[DATA SEGMENT]
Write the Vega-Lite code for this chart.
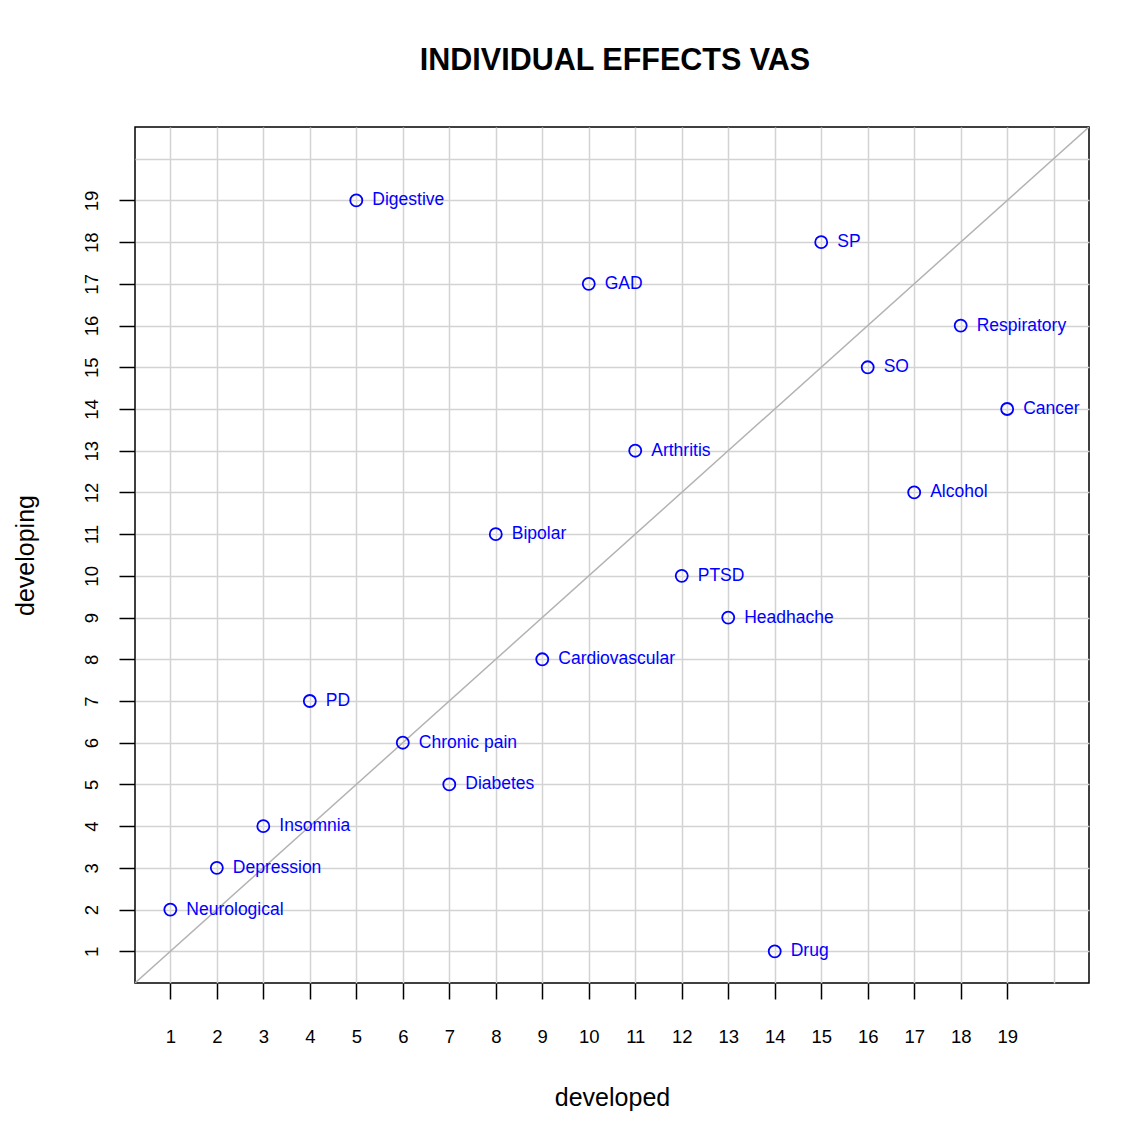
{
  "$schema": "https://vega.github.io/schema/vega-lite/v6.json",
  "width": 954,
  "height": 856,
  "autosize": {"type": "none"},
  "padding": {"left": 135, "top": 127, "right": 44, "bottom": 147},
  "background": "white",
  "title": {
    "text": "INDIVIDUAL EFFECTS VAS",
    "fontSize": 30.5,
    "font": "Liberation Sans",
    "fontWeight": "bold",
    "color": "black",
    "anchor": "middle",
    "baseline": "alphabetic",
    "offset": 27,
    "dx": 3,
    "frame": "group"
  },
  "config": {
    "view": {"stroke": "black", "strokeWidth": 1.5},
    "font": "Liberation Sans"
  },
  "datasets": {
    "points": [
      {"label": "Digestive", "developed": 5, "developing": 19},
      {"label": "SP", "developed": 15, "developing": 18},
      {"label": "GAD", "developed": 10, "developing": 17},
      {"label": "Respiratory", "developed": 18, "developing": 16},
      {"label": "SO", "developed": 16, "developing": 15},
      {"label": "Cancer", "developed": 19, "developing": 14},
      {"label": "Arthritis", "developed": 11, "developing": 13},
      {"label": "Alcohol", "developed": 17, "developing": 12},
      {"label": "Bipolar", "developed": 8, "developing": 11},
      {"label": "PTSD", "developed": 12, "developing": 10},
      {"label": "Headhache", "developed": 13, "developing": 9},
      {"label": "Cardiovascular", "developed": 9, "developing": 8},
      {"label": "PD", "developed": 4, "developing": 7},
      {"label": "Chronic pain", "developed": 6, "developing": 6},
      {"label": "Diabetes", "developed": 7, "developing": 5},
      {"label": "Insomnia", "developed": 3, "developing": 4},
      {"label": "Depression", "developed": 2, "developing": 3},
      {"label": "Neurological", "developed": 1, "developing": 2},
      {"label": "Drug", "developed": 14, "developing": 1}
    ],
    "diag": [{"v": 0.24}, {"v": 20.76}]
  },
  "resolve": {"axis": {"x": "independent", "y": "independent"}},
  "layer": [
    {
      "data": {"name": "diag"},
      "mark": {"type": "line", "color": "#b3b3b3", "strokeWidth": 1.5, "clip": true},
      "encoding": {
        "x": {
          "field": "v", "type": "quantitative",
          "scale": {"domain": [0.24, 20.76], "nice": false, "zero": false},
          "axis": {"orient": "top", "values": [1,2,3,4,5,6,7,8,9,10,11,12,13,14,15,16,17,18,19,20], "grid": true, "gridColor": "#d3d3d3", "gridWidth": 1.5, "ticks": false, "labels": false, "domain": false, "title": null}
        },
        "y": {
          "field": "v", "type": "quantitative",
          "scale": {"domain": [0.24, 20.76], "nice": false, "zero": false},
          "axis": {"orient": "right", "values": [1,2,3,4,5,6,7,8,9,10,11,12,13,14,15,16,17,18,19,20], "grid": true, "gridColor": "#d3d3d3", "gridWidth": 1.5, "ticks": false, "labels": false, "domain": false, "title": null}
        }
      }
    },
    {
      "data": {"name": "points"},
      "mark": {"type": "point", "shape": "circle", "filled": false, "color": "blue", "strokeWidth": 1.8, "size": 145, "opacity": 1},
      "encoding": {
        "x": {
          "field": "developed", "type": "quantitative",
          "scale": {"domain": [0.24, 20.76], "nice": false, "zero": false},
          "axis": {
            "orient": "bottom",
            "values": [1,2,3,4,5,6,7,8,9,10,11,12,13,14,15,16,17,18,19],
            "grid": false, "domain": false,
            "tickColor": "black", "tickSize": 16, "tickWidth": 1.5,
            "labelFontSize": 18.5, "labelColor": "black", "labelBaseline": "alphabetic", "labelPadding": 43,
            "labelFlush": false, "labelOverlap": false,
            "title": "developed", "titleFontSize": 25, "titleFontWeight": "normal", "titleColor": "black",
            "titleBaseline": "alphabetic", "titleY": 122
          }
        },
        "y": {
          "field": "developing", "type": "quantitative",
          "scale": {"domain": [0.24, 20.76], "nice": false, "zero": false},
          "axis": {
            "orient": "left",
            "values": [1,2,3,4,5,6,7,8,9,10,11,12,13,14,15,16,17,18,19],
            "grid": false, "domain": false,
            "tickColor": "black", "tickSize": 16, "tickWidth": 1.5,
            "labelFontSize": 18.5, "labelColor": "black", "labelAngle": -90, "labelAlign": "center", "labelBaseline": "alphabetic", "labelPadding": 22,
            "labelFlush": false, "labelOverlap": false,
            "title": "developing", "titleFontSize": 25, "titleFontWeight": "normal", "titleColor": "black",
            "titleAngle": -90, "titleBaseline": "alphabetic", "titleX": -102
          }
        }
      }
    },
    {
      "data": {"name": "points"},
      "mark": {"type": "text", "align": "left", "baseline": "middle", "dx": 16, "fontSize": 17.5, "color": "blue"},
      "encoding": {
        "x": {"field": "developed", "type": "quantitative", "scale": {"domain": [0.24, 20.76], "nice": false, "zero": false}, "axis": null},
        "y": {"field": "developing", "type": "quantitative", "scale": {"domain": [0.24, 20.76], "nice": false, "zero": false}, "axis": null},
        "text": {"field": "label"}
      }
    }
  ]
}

[OBJECTIVE] Leave out the pictures and give the listing above again exactly.

[FINAL RESULT]
Write the Vega-Lite code for this chart.
{
  "$schema": "https://vega.github.io/schema/vega-lite/v6.json",
  "width": 954,
  "height": 856,
  "autosize": {"type": "none"},
  "padding": {"left": 135, "top": 127, "right": 44, "bottom": 147},
  "background": "white",
  "title": {
    "text": "INDIVIDUAL EFFECTS VAS",
    "fontSize": 30.5,
    "font": "Liberation Sans",
    "fontWeight": "bold",
    "color": "black",
    "anchor": "middle",
    "baseline": "alphabetic",
    "offset": 27,
    "dx": 3,
    "frame": "group"
  },
  "config": {
    "view": {"stroke": "black", "strokeWidth": 1.5},
    "font": "Liberation Sans"
  },
  "datasets": {
    "points": [
      {"label": "Digestive", "developed": 5, "developing": 19},
      {"label": "SP", "developed": 15, "developing": 18},
      {"label": "GAD", "developed": 10, "developing": 17},
      {"label": "Respiratory", "developed": 18, "developing": 16},
      {"label": "SO", "developed": 16, "developing": 15},
      {"label": "Cancer", "developed": 19, "developing": 14},
      {"label": "Arthritis", "developed": 11, "developing": 13},
      {"label": "Alcohol", "developed": 17, "developing": 12},
      {"label": "Bipolar", "developed": 8, "developing": 11},
      {"label": "PTSD", "developed": 12, "developing": 10},
      {"label": "Headhache", "developed": 13, "developing": 9},
      {"label": "Cardiovascular", "developed": 9, "developing": 8},
      {"label": "PD", "developed": 4, "developing": 7},
      {"label": "Chronic pain", "developed": 6, "developing": 6},
      {"label": "Diabetes", "developed": 7, "developing": 5},
      {"label": "Insomnia", "developed": 3, "developing": 4},
      {"label": "Depression", "developed": 2, "developing": 3},
      {"label": "Neurological", "developed": 1, "developing": 2},
      {"label": "Drug", "developed": 14, "developing": 1}
    ],
    "diag": [{"v": 0.24}, {"v": 20.76}]
  },
  "resolve": {"axis": {"x": "independent", "y": "independent"}},
  "layer": [
    {
      "data": {"name": "diag"},
      "mark": {"type": "line", "color": "#b3b3b3", "strokeWidth": 1.5, "clip": true},
      "encoding": {
        "x": {
          "field": "v", "type": "quantitative",
          "scale": {"domain": [0.24, 20.76], "nice": false, "zero": false},
          "axis": {"orient": "top", "values": [1,2,3,4,5,6,7,8,9,10,11,12,13,14,15,16,17,18,19,20], "grid": true, "gridColor": "#d3d3d3", "gridWidth": 1.5, "ticks": false, "labels": false, "domain": false, "title": null}
        },
        "y": {
          "field": "v", "type": "quantitative",
          "scale": {"domain": [0.24, 20.76], "nice": false, "zero": false},
          "axis": {"orient": "right", "values": [1,2,3,4,5,6,7,8,9,10,11,12,13,14,15,16,17,18,19,20], "grid": true, "gridColor": "#d3d3d3", "gridWidth": 1.5, "ticks": false, "labels": false, "domain": false, "title": null}
        }
      }
    },
    {
      "data": {"name": "points"},
      "mark": {"type": "point", "shape": "circle", "filled": false, "color": "blue", "strokeWidth": 1.8, "size": 145, "opacity": 1},
      "encoding": {
        "x": {
          "field": "developed", "type": "quantitative",
          "scale": {"domain": [0.24, 20.76], "nice": false, "zero": false},
          "axis": {
            "orient": "bottom",
            "values": [1,2,3,4,5,6,7,8,9,10,11,12,13,14,15,16,17,18,19],
            "grid": false, "domain": false,
            "tickColor": "black", "tickSize": 16, "tickWidth": 1.5,
            "labelFontSize": 18.5, "labelColor": "black", "labelBaseline": "alphabetic", "labelPadding": 43,
            "labelFlush": false, "labelOverlap": false,
            "title": "developed", "titleFontSize": 25, "titleFontWeight": "normal", "titleColor": "black",
            "titleBaseline": "alphabetic", "titleY": 122
          }
        },
        "y": {
          "field": "developing", "type": "quantitative",
          "scale": {"domain": [0.24, 20.76], "nice": false, "zero": false},
          "axis": {
            "orient": "left",
            "values": [1,2,3,4,5,6,7,8,9,10,11,12,13,14,15,16,17,18,19],
            "grid": false, "domain": false,
            "tickColor": "black", "tickSize": 16, "tickWidth": 1.5,
            "labelFontSize": 18.5, "labelColor": "black", "labelAngle": -90, "labelAlign": "center", "labelBaseline": "alphabetic", "labelPadding": 22,
            "labelFlush": false, "labelOverlap": false,
            "title": "developing", "titleFontSize": 25, "titleFontWeight": "normal", "titleColor": "black",
            "titleAngle": -90, "titleBaseline": "alphabetic", "titleX": -102
          }
        }
      }
    },
    {
      "data": {"name": "points"},
      "mark": {"type": "text", "align": "left", "baseline": "middle", "dx": 16, "fontSize": 17.5, "color": "blue"},
      "encoding": {
        "x": {"field": "developed", "type": "quantitative", "scale": {"domain": [0.24, 20.76], "nice": false, "zero": false}, "axis": null},
        "y": {"field": "developing", "type": "quantitative", "scale": {"domain": [0.24, 20.76], "nice": false, "zero": false}, "axis": null},
        "text": {"field": "label"}
      }
    }
  ]
}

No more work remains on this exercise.